Richardson’s biography is not all beer and skittles, not all gossip and shenanigans. He traces a persistent dread in Picasso’s art and life over the decade covered by this final volume. Picasso was deeply frustrated over the lingering bonds of his disastrous marriage to the ballerina Olga Khokhlova – an unlovely combination of termagant and hypochondriac. He investigated the possibility of a divorce in Spain under the more liberal laws of the Republic. He shuddered at the prospect of a French divorce, which would have resulted in their property, including all of his accumulated work, being equally divided between them. Richardson, no fan of Olga’s, does point out fair-mindedly that she showed no interest in taking his art from him. Picasso would eventually win a judicial legal separation in 1940.
The Spanish situation was a constant source of concern and anxiety. Picasso’s mother and sister were still living in Barcelona during the Civil War. He was a generous donor to Republican causes, from milk for children in Spain to funds for refugees. After the war, while Franco’s secret agents swept through France looking for prominent anti-Franco survivors to extradite and punish in Spanish courts, Picasso vainly tried to obtain French citizenship, denied to him (incredibly) on low-level intelligence that he had been heard promising his entire collection to the Soviet Union. It did not deter two Gestapo goons from visiting his wartime studio on the Rue des Grands Augustins and roughing up the place, kicking in canvases and creating general mayhem.

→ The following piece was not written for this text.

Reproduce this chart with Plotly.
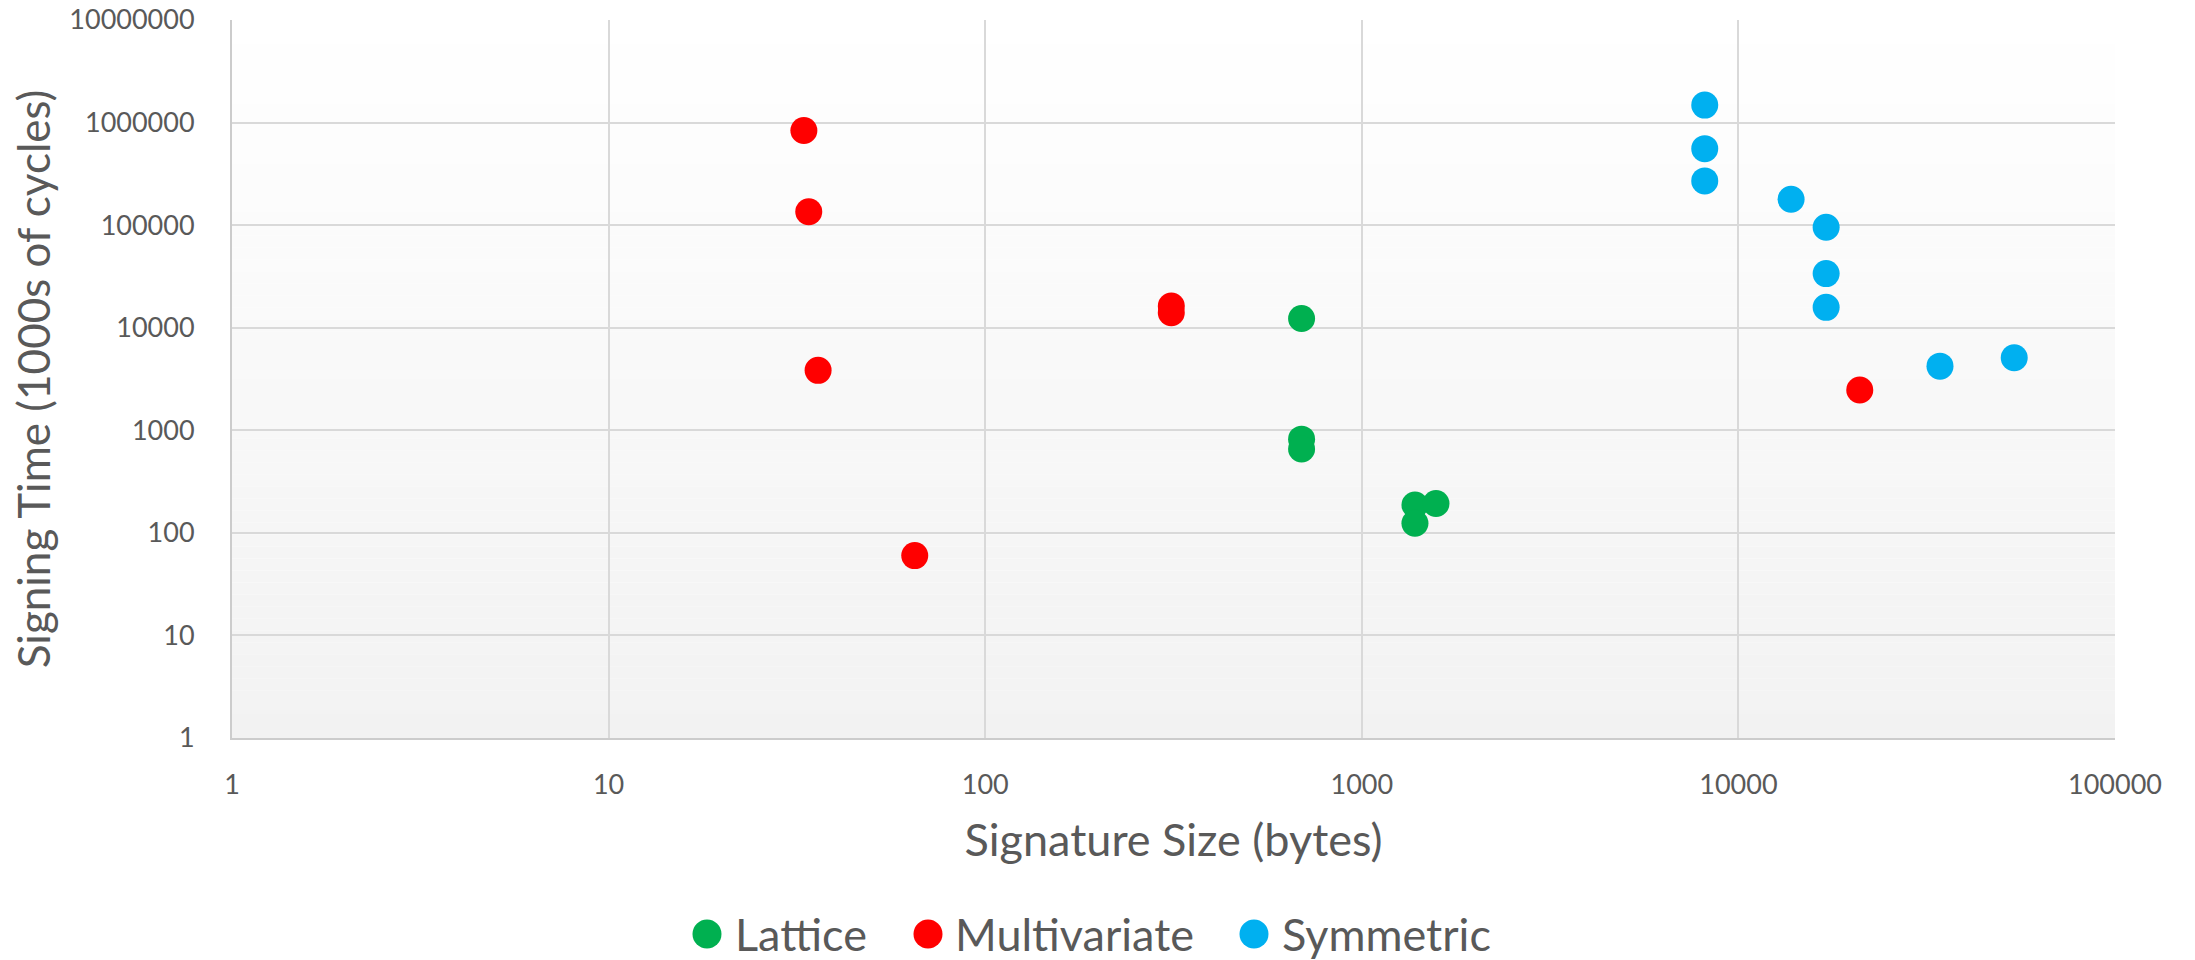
import plotly.graph_objects as go

# ---- data ----
lattice_x = [692, 692, 692, 1384, 1384, 1574]
lattice_y = [12300, 820, 658, 187, 124, 193]

multi_x = [33, 34, 36, 65, 312, 312, 21000]
multi_y = [838000, 135000, 3840, 60, 16300, 14000, 2470]

sym_x = [8140, 8140, 8140, 13800, 17100, 17100, 17100, 34300, 54000]
sym_y = [1480000, 557000, 270000, 179000, 95400, 33700, 15800, 4220, 5100]

x_tickvals = [1, 10, 100, 1000, 10000, 100000]
x_ticktext = ["1", "10", "100", "1000", "10000", "100000"]
y_tickvals = [1, 10, 100, 1000, 10000, 100000, 1000000, 10000000]
y_ticktext = ["1", "10", "100", "1000", "10000", "100000", "1000000", "10000000"]

FONT = "Lato"
TXT = "#595959"
MSIZE = 27

# plot area in page pixels
PL, PR, PT, PB = 232, 2115, 20, 738
W, H = 2195, 960


def px_x(X):
    return (X - PL) / (PR - PL)


def px_y(Y):
    return (PB - Y) / (PB - PT)


fig = go.Figure()
series = [
    ("Lattice", lattice_x, lattice_y, "#00B050"),
    ("Multivariate", multi_x, multi_y, "#FF0000"),
    ("Symmetric", sym_x, sym_y, "#00B0F0"),
]
for name, xs, ys, col in series:
    fig.add_trace(go.Scatter(
        x=xs, y=ys, mode="markers", name=name, showlegend=False,
        marker=dict(symbol="circle", size=MSIZE, color=col,
                    line=dict(width=0)),
    ))

# legend: large round swatches + labels (like the reference)
legend_dot_x = [707, 928, 1254]
legend_txt_x = [733, 953, 1280]
LEG_Y = 934
for (name, _, _, col), dx, tx in zip(series, legend_dot_x, legend_txt_x):
    fig.add_shape(type="circle", xref="paper", yref="paper",
                  xsizemode="pixel", ysizemode="pixel",
                  xanchor=px_x(dx), yanchor=px_y(LEG_Y),
                  x0=-14.5, x1=14.5, y0=-14.5, y1=14.5,
                  fillcolor=col, line=dict(width=0))
    fig.add_annotation(text=name, xref="paper", yref="paper",
                       x=px_x(tx), y=px_y(LEG_Y), xanchor="left", yanchor="middle",
                       showarrow=False, font=dict(size=45, color=TXT, family=FONT))

# vertical gradient background (white -> light gray), below gridlines
n = 60
for i in range(n):
    t = (i + 0.5) / n
    v = round(255 - (255 - 242) * t)
    fig.add_shape(type="rect", xref="x domain", yref="y domain",
                  x0=0, x1=1, y0=1 - (i + 1) / n, y1=1 - i / n,
                  fillcolor=f"rgb({v},{v},{v})", line=dict(width=0),
                  layer="below")

fig.update_layout(
    width=W, height=H,
    margin=dict(l=PL, r=W - PR, t=PT, b=H - PB, autoexpand=False),
    paper_bgcolor="white",
    plot_bgcolor="rgba(0,0,0,0)",
    font=dict(family=FONT, color=TXT),
    showlegend=False,
    xaxis=dict(type="log", range=[0, 5], tickvals=x_tickvals, ticktext=x_ticktext,
               automargin=False, ticklabeloverflow="allow",
               showgrid=True, gridcolor="#d9d9d9", gridwidth=1.5,
               showline=True, linecolor="#cccccc", linewidth=2,
               zeroline=False, ticks="", ticklabelstandoff=22,
               tickfont=dict(size=27, color=TXT),
               title=dict(text="Signature Size (bytes)", font=dict(size=45, color=TXT),
                          standoff=25)),
    yaxis=dict(type="log", range=[0, 7], tickvals=y_tickvals, ticktext=y_ticktext,
               automargin=False, ticklabeloverflow="allow",
               showgrid=True, gridcolor="#d9d9d9", gridwidth=1.5,
               showline=True, linecolor="#cccccc", linewidth=2,
               zeroline=False, ticks="", ticklabelstandoff=30,
               tickfont=dict(size=27, color=TXT),
               title=dict(text="Signing Time (1000s of cycles)", font=dict(size=44, color=TXT),
                          standoff=5)),
)

fig.write_html("out.html", config={"displayModeBar": False},
               post_script="document.body.style.margin='0';document.body.style.overflow='hidden';")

Deeper than all these vexations and imagined threats was Picasso’s descent into the darkness of seeing himself as the Minotaur – half man, half bull. The violent lusts of the Minotaur caused deep anxiety. Then Picasso blinded the Minotaur; Picasso knew no deeper fear than blindness.
All this led towards a breakdown in 1935 when he stopped painting for the best part of a year and summoned his old Barcelona friend Jaime Sabartés to Paris to act as his secretary and general factotum, somebody he could talk to in Catalan late into the night.
During his sabbatical from painting, Picasso turned to writing poetry, scads of it, enraging Gertrude Stein. Picasso was nature’s Ern Malley, scattering words like flecks from a brush:
The slender sojourn of the secret price of pain simmers on the low fire of memory where the onion plays the star of the hand detaches itself from its lines having read and re-read the past but at the crack of the riding whip straight in the eyes.
Aren’t you glad he recovered and returned to painting?